Different data sources may use different technologies or platforms, which can create technical compatibility issues when trying to integrate the data. This requires expertise in different technologies and a thorough understanding of data integration techniques. Every communication protocol regardless of the communication medium it uses has its own particularities and individual way of functioning. Add into the mix different degrees of complexity and maybe limited documentation and the result will be a very steep learning curve in understanding how to connect to disparate data sources.

  • Data governance

Unifying disparate data sources also requires attention to data governance issues, such as data security, privacy, and regulatory compliance. These issues can be complex and require careful planning and implementation to ensure that the data is protected and used ethically and legally.

How ThingWorx Kepware Server can help address these challenges

The challenges mentioned in the previous section highlight the difficulties in creating a good quality software solution that’s capable of interacting with so many disparate date sources. Kepware decided to tackle these hurdles since its inception in 1994.

Now after almost 30 years of existence, our solution called Kepware Server (also known widely as KEPServerEX) is the industry’s leading connectivity platform for integrating disparate industrial data sources. Kepware Server supports hundreds of protocols and thousands of disparate devices and systems, allowing users to integrate almost any equipment within the industrial automation space with a single platform, from legacy to cutting-edge. The collected data can be exposed through numerous interfaces and protocols like OPC DA, OPC UA, MQTT, and REST (HTTP) to upper-level systems like SCADA, MES, ERP, Clouds or IoT platforms.

The overall configuration workflow has been simplified through constant product iterations to minimize the learning curve and shorten integration time and complexity. Furthermore, new enhancements are constantly added to keep up with the latest protocols and best practices from the industry especially as it relates to security and overall system stability.

As part of PTC, Kepware also has a comprehensive Support & Maintenance program developed to enrich and lengthen the lifetime of Kepware software applications. This program combines software updates and upgrades with expert Technical Support services to help keep critical automation projects performing at an optimum level.

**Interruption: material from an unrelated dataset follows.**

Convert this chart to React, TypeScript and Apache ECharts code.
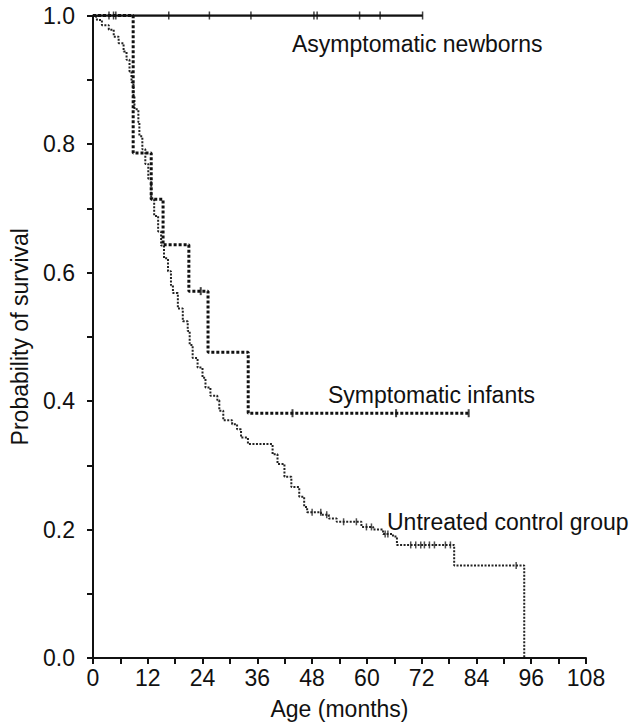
import React, { useEffect, useRef } from "react";
import * as echarts from "echarts";

// ---- data ----
const xTickStep = 12;
const xMax = 108;
const yTickStep = 0.2;

const seriesNames = ["Asymptomatic newborns", "Symptomatic infants", "Untreated control group"];

// Asymptomatic newborns (Kaplan-Meier steps)
const asymTimes = [0, 72.2];
const asymSurv = [1, 1];
const asymCensor = [3.5, 4.5, 5.0, 16.6, 25.5, 34.6, 48.4, 49.1, 58.4, 62.9, 72.2];

// Symptomatic infants
const symTimes = [0, 8.8, 12.75, 15.35, 21.0, 25.2, 34.0, 82.3];
const symSurv = [1, 0.786, 0.714, 0.643, 0.571, 0.476, 0.381, 0.381];
const symCensor = [23.6, 43.7, 66.4, 82.3];

// Untreated control group
const ctlTimes = [
  0, 0.43, 0.86, 1.95, 3.46, 4.54, 5.62, 6.7, 7.35, 8.0, 8.43, 8.86, 9.08, 9.94,
  10.16, 10.81, 11.46, 12.11, 12.75, 13.4, 14.27, 14.92, 15.56, 16.43, 17.08,
  17.51, 18.59, 19.67, 20.75, 21.18, 21.83, 22.91, 23.99, 24.64, 25.72, 27.24,
  27.67, 28.54, 30.48, 31.56, 32.43, 33.94, 39.34, 40.42, 41.94, 43.45, 45.18,
  46.26, 46.91, 49.94, 51.66, 53.39, 58.8, 61.39, 63.55, 65.71, 66.58, 79.12,
  94.47,
];
const ctlSurv = [
  1.0, 0.998, 0.993, 0.985, 0.978, 0.967, 0.957, 0.944, 0.931, 0.913, 0.896,
  0.874, 0.854, 0.834, 0.812, 0.792, 0.769, 0.746, 0.715, 0.688, 0.664, 0.642,
  0.622, 0.602, 0.58, 0.568, 0.544, 0.524, 0.509, 0.487, 0.467, 0.452, 0.436,
  0.421, 0.408, 0.401, 0.385, 0.37, 0.364, 0.356, 0.343, 0.333, 0.317, 0.302,
  0.282, 0.266, 0.251, 0.235, 0.227, 0.223, 0.217, 0.212, 0.204, 0.2, 0.193,
  0.189, 0.176, 0.144, 0.0,
];
const ctlCensor = [
  48.0, 49.9, 51.2, 54.9, 57.7, 59.9, 61.0, 64.0, 64.6, 69.6, 70.7, 71.8, 72.6,
  73.7, 74.8, 77.2, 78.3, 92.7,
];

// ---- helpers ----
const pairs = (t: number[], s: number[]) => t.map((v, i) => [v, s[i]]);
const survAt = (t: number[], s: number[], x: number) => {
  let v = s[0];
  for (let i = 0; i < t.length; i++) if (t[i] <= x) v = s[i];
  return v;
};
const censorPts = (t: number[], s: number[], c: number[]) =>
  c.map((x) => [x, survAt(t, s, x)]);

const FONT = '"Liberation Sans", Arial, sans-serif';
const FS = 23;

export default function App() {
  const ref = useRef<HTMLDivElement>(null);
  useEffect(() => {
    document.body.style.margin = "0";
    const chart = echarts.init(ref.current!, null, { renderer: "svg" });
    const tickMark = "rect";
    const tickStyle = { color: "#111", width: 2 };
    chart.setOption({
      animation: false,
      backgroundColor: "#fff",
      grid: { left: 86, right: 46, top: 15.5, bottom: 63 },
      xAxis: {
        type: "value",
        min: 0,
        max: xMax,
        interval: xTickStep,
        name: "Age (months)",
        nameLocation: "middle",
        nameGap: 39,
        nameTextStyle: { fontFamily: FONT, fontSize: FS, color: "#111" },
        axisLine: { lineStyle: { color: "#111", width: 2 } },
        axisTick: { show: true, length: 6, lineStyle: tickStyle },
        minorTick: { show: true, splitNumber: 2, length: 6, lineStyle: tickStyle },
        splitLine: { show: false },
        axisLabel: { fontFamily: FONT, fontSize: FS, color: "#111", margin: 8 },
      },
      yAxis: {
        type: "value",
        min: 0,
        max: 1,
        interval: yTickStep,
        name: "Probability of survival",
        nameLocation: "middle",
        nameGap: 62,
        nameTextStyle: { fontFamily: FONT, fontSize: FS, color: "#111" },
        axisLine: { show: true, lineStyle: { color: "#111", width: 2 } },
        axisTick: { show: true, length: 6, lineStyle: tickStyle },
        minorTick: { show: true, splitNumber: 2, length: 6, lineStyle: tickStyle },
        splitLine: { show: false },
        axisLabel: {
          fontFamily: FONT,
          fontSize: FS,
          color: "#111",
          margin: 18,
          formatter: (v: number) => v.toFixed(1),
        },
      },
      series: [
        {
          name: seriesNames[2],
          type: "line",
          step: "end",
          data: pairs(ctlTimes, ctlSurv),
          showSymbol: false,
          lineStyle: { color: "#222", width: 2, type: [2, 1.5] },
          z: 2,
        },
        {
          name: seriesNames[2] + " censored",
          type: "scatter",
          data: censorPts(ctlTimes, ctlSurv, ctlCensor),
          symbol: tickMark,
          symbolSize: [1.5, 7],
          itemStyle: { color: "#222" },
          z: 2,
        },
        {
          name: seriesNames[1],
          type: "line",
          step: "end",
          data: pairs(symTimes, symSurv),
          showSymbol: false,
          lineStyle: { color: "#111", width: 3, type: [3, 2] },
          z: 3,
        },
        {
          name: seriesNames[1] + " censored",
          type: "scatter",
          data: censorPts(symTimes, symSurv, symCensor),
          symbol: tickMark,
          symbolSize: [2, 8],
          itemStyle: { color: "#111" },
          z: 3,
        },
        {
          name: seriesNames[0],
          type: "line",
          data: pairs(asymTimes, asymSurv),
          showSymbol: false,
          lineStyle: { color: "#111", width: 2.5 },
          z: 4,
        },
        {
          name: seriesNames[0] + " censored",
          type: "scatter",
          data: censorPts(asymTimes, asymSurv, asymCensor),
          symbol: tickMark,
          symbolSize: [1.5, 8],
          itemStyle: { color: "#111" },
          z: 4,
        },
      ],
      graphic: [
        {
          type: "text",
          x: 292,
          y: 44,
          style: { text: seriesNames[0], font: `${FS}px ${FONT}`, fill: "#111", verticalAlign: "middle" },
        },
        {
          type: "text",
          x: 328,
          y: 395,
          style: { text: seriesNames[1], font: `${FS}px ${FONT}`, fill: "#111", verticalAlign: "middle" },
        },
        {
          type: "text",
          x: 387,
          y: 522,
          style: { text: seriesNames[2], font: `${FS}px ${FONT}`, fill: "#111", verticalAlign: "middle" },
        },
      ],
    });
    return () => chart.dispose();
  }, []);
  return <div ref={ref} style={{ width: 632, height: 725 }} />;
}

It also increases personal operational efficiency by providing access to Kepware’s industry-leading expertise in the form of live conversations and access to self-driven learning material. All these factors across 30 years of successful software development has resulted in Kepware Server utilized in over 75,000 sites around the world, operating as part of PTC, an important American technology company and member of the S&P 500.


The integration of disparate industrial automation systems can be complex and difficult due to a variety of factors including physical and digital conversion. ThingWorx Kepware Server is a software solution that creates a bridge between new and legacy industrial hardware and software components and modern applications, providing a seamless integration of data between disparate systems and data sources.

With ThingWorx Kepware Server, users can provide secure and reliable connectivity to an enormous variety of devices and systems and present access to and data from all systems in a single, secure and unified manner. Kepware Server provides a critical part of machine control and data acquisition solutions, allowing for real-time data exchange in the most highly-diverse and demanding environments. The consistent, repeatable workflows allow for rapid time-to-value for any automation or digital transformation project for Industry 4.0, and the wide variety of protocol support his enables users to leverage the benefits of modern technology without having to replace legacy systems or disrupt existing operations.

By providing a flexible and scalable integration platform, Thingworx Kepware Server can help organizations to streamline operations, reduce costs, and improve overall efficiency, while enabling a smooth transition to new technologies and applications.